### Given material

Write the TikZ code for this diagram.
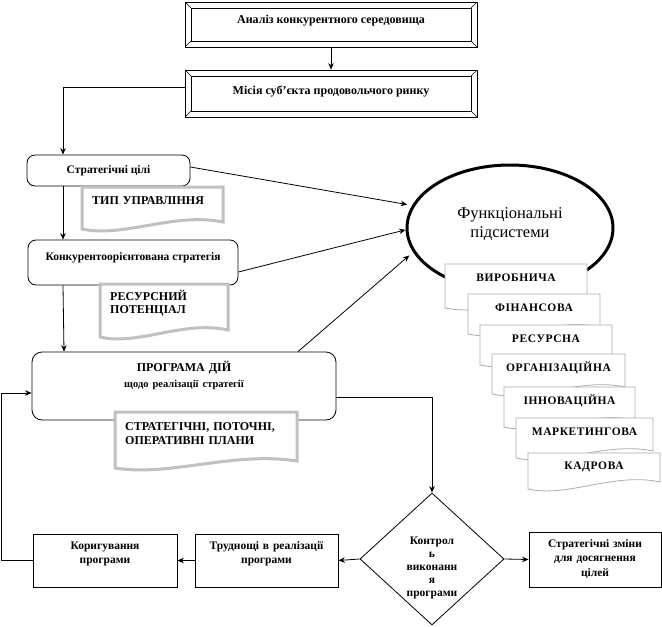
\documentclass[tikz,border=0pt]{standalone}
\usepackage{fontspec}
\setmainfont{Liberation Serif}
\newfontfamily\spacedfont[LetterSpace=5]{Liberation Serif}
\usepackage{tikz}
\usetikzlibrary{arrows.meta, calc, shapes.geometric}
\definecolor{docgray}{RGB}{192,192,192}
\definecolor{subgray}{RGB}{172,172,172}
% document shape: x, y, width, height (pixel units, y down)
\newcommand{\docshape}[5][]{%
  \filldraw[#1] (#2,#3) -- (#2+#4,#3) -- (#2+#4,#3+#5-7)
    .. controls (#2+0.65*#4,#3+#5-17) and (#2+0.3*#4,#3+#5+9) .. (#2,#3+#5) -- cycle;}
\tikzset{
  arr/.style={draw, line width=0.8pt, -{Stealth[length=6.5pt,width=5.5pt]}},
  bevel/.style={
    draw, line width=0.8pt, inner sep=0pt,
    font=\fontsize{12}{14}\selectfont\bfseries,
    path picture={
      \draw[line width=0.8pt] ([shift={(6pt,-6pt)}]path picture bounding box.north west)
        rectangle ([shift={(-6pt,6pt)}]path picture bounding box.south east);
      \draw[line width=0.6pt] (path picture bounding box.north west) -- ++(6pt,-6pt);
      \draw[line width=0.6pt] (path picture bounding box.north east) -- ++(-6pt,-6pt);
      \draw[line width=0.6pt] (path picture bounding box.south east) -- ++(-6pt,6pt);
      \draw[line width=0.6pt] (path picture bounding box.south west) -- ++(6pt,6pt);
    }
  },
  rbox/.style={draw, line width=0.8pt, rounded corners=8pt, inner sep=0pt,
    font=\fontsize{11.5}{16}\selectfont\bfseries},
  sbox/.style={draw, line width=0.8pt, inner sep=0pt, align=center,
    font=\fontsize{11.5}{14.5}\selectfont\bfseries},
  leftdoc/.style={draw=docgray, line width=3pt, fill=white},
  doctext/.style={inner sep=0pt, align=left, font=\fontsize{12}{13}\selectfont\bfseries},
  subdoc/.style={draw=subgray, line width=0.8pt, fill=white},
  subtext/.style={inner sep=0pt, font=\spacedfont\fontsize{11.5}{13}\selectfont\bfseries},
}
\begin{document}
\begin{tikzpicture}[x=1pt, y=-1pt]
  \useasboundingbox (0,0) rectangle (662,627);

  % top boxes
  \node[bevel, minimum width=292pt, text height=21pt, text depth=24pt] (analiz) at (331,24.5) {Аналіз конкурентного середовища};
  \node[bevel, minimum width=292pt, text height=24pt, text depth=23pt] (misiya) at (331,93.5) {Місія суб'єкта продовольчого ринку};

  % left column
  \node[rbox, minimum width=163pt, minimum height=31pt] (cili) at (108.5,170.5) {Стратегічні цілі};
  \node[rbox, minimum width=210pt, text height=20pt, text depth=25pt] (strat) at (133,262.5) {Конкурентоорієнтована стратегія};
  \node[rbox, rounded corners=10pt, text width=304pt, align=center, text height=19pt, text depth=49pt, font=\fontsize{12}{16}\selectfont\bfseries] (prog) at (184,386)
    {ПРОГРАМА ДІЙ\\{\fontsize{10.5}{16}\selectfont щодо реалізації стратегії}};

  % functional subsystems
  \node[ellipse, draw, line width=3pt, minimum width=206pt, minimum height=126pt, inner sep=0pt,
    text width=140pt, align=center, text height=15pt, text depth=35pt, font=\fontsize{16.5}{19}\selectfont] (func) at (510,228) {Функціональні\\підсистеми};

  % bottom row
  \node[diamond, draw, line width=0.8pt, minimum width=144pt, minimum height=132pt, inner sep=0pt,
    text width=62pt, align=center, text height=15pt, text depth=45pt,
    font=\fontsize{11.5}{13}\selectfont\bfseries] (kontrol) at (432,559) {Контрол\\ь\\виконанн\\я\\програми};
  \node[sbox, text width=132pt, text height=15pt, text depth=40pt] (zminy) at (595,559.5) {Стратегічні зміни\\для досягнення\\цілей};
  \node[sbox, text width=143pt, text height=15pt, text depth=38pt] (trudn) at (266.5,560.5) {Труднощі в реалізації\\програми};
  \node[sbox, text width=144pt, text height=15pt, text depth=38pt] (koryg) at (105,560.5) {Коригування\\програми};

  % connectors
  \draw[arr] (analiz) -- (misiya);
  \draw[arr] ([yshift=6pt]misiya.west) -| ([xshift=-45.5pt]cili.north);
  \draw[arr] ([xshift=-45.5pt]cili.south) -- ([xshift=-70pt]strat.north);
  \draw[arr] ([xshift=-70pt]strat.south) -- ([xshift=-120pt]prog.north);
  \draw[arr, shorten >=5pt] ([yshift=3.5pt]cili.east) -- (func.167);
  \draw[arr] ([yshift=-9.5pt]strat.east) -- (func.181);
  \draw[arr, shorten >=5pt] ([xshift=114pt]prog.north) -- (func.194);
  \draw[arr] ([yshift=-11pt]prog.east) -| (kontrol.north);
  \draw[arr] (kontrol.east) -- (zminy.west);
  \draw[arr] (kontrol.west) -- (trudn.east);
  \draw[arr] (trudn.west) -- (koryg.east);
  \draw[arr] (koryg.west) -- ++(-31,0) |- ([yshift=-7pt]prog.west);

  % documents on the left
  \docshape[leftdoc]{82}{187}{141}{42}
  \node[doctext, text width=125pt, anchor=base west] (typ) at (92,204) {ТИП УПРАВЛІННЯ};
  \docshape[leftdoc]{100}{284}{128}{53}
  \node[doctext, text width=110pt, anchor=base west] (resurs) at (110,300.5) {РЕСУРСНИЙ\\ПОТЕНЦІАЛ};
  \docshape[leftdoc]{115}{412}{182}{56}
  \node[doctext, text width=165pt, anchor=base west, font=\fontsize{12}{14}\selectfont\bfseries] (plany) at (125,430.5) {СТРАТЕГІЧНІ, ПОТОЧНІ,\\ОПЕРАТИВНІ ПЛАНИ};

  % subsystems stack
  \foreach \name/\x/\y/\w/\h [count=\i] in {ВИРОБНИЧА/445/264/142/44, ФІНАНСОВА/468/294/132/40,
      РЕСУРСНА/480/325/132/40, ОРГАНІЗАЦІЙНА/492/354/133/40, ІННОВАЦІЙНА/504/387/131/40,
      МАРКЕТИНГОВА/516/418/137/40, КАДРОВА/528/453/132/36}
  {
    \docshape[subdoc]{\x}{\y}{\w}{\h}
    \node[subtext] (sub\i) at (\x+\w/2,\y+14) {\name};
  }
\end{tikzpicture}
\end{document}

######

> Instructions to follow:
Repeat the material above verbatim, with no pictures in the output.

> Output below:
Write the TikZ code for this diagram.
\documentclass[tikz,border=0pt]{standalone}
\usepackage{fontspec}
\setmainfont{Liberation Serif}
\newfontfamily\spacedfont[LetterSpace=5]{Liberation Serif}
\usepackage{tikz}
\usetikzlibrary{arrows.meta, calc, shapes.geometric}
\definecolor{docgray}{RGB}{192,192,192}
\definecolor{subgray}{RGB}{172,172,172}
% document shape: x, y, width, height (pixel units, y down)
\newcommand{\docshape}[5][]{%
  \filldraw[#1] (#2,#3) -- (#2+#4,#3) -- (#2+#4,#3+#5-7)
    .. controls (#2+0.65*#4,#3+#5-17) and (#2+0.3*#4,#3+#5+9) .. (#2,#3+#5) -- cycle;}
\tikzset{
  arr/.style={draw, line width=0.8pt, -{Stealth[length=6.5pt,width=5.5pt]}},
  bevel/.style={
    draw, line width=0.8pt, inner sep=0pt,
    font=\fontsize{12}{14}\selectfont\bfseries,
    path picture={
      \draw[line width=0.8pt] ([shift={(6pt,-6pt)}]path picture bounding box.north west)
        rectangle ([shift={(-6pt,6pt)}]path picture bounding box.south east);
      \draw[line width=0.6pt] (path picture bounding box.north west) -- ++(6pt,-6pt);
      \draw[line width=0.6pt] (path picture bounding box.north east) -- ++(-6pt,-6pt);
      \draw[line width=0.6pt] (path picture bounding box.south east) -- ++(-6pt,6pt);
      \draw[line width=0.6pt] (path picture bounding box.south west) -- ++(6pt,6pt);
    }
  },
  rbox/.style={draw, line width=0.8pt, rounded corners=8pt, inner sep=0pt,
    font=\fontsize{11.5}{16}\selectfont\bfseries},
  sbox/.style={draw, line width=0.8pt, inner sep=0pt, align=center,
    font=\fontsize{11.5}{14.5}\selectfont\bfseries},
  leftdoc/.style={draw=docgray, line width=3pt, fill=white},
  doctext/.style={inner sep=0pt, align=left, font=\fontsize{12}{13}\selectfont\bfseries},
  subdoc/.style={draw=subgray, line width=0.8pt, fill=white},
  subtext/.style={inner sep=0pt, font=\spacedfont\fontsize{11.5}{13}\selectfont\bfseries},
}
\begin{document}
\begin{tikzpicture}[x=1pt, y=-1pt]
  \useasboundingbox (0,0) rectangle (662,627);

  % top boxes
  \node[bevel, minimum width=292pt, text height=21pt, text depth=24pt] (analiz) at (331,24.5) {Аналіз конкурентного середовища};
  \node[bevel, minimum width=292pt, text height=24pt, text depth=23pt] (misiya) at (331,93.5) {Місія суб'єкта продовольчого ринку};

  % left column
  \node[rbox, minimum width=163pt, minimum height=31pt] (cili) at (108.5,170.5) {Стратегічні цілі};
  \node[rbox, minimum width=210pt, text height=20pt, text depth=25pt] (strat) at (133,262.5) {Конкурентоорієнтована стратегія};
  \node[rbox, rounded corners=10pt, text width=304pt, align=center, text height=19pt, text depth=49pt, font=\fontsize{12}{16}\selectfont\bfseries] (prog) at (184,386)
    {ПРОГРАМА ДІЙ\\{\fontsize{10.5}{16}\selectfont щодо реалізації стратегії}};

  % functional subsystems
  \node[ellipse, draw, line width=3pt, minimum width=206pt, minimum height=126pt, inner sep=0pt,
    text width=140pt, align=center, text height=15pt, text depth=35pt, font=\fontsize{16.5}{19}\selectfont] (func) at (510,228) {Функціональні\\підсистеми};

  % bottom row
  \node[diamond, draw, line width=0.8pt, minimum width=144pt, minimum height=132pt, inner sep=0pt,
    text width=62pt, align=center, text height=15pt, text depth=45pt,
    font=\fontsize{11.5}{13}\selectfont\bfseries] (kontrol) at (432,559) {Контрол\\ь\\виконанн\\я\\програми};
  \node[sbox, text width=132pt, text height=15pt, text depth=40pt] (zminy) at (595,559.5) {Стратегічні зміни\\для досягнення\\цілей};
  \node[sbox, text width=143pt, text height=15pt, text depth=38pt] (trudn) at (266.5,560.5) {Труднощі в реалізації\\програми};
  \node[sbox, text width=144pt, text height=15pt, text depth=38pt] (koryg) at (105,560.5) {Коригування\\програми};

  % connectors
  \draw[arr] (analiz) -- (misiya);
  \draw[arr] ([yshift=6pt]misiya.west) -| ([xshift=-45.5pt]cili.north);
  \draw[arr] ([xshift=-45.5pt]cili.south) -- ([xshift=-70pt]strat.north);
  \draw[arr] ([xshift=-70pt]strat.south) -- ([xshift=-120pt]prog.north);
  \draw[arr, shorten >=5pt] ([yshift=3.5pt]cili.east) -- (func.167);
  \draw[arr] ([yshift=-9.5pt]strat.east) -- (func.181);
  \draw[arr, shorten >=5pt] ([xshift=114pt]prog.north) -- (func.194);
  \draw[arr] ([yshift=-11pt]prog.east) -| (kontrol.north);
  \draw[arr] (kontrol.east) -- (zminy.west);
  \draw[arr] (kontrol.west) -- (trudn.east);
  \draw[arr] (trudn.west) -- (koryg.east);
  \draw[arr] (koryg.west) -- ++(-31,0) |- ([yshift=-7pt]prog.west);

  % documents on the left
  \docshape[leftdoc]{82}{187}{141}{42}
  \node[doctext, text width=125pt, anchor=base west] (typ) at (92,204) {ТИП УПРАВЛІННЯ};
  \docshape[leftdoc]{100}{284}{128}{53}
  \node[doctext, text width=110pt, anchor=base west] (resurs) at (110,300.5) {РЕСУРСНИЙ\\ПОТЕНЦІАЛ};
  \docshape[leftdoc]{115}{412}{182}{56}
  \node[doctext, text width=165pt, anchor=base west, font=\fontsize{12}{14}\selectfont\bfseries] (plany) at (125,430.5) {СТРАТЕГІЧНІ, ПОТОЧНІ,\\ОПЕРАТИВНІ ПЛАНИ};

  % subsystems stack
  \foreach \name/\x/\y/\w/\h [count=\i] in {ВИРОБНИЧА/445/264/142/44, ФІНАНСОВА/468/294/132/40,
      РЕСУРСНА/480/325/132/40, ОРГАНІЗАЦІЙНА/492/354/133/40, ІННОВАЦІЙНА/504/387/131/40,
      МАРКЕТИНГОВА/516/418/137/40, КАДРОВА/528/453/132/36}
  {
    \docshape[subdoc]{\x}{\y}{\w}{\h}
    \node[subtext] (sub\i) at (\x+\w/2,\y+14) {\name};
  }
\end{tikzpicture}
\end{document}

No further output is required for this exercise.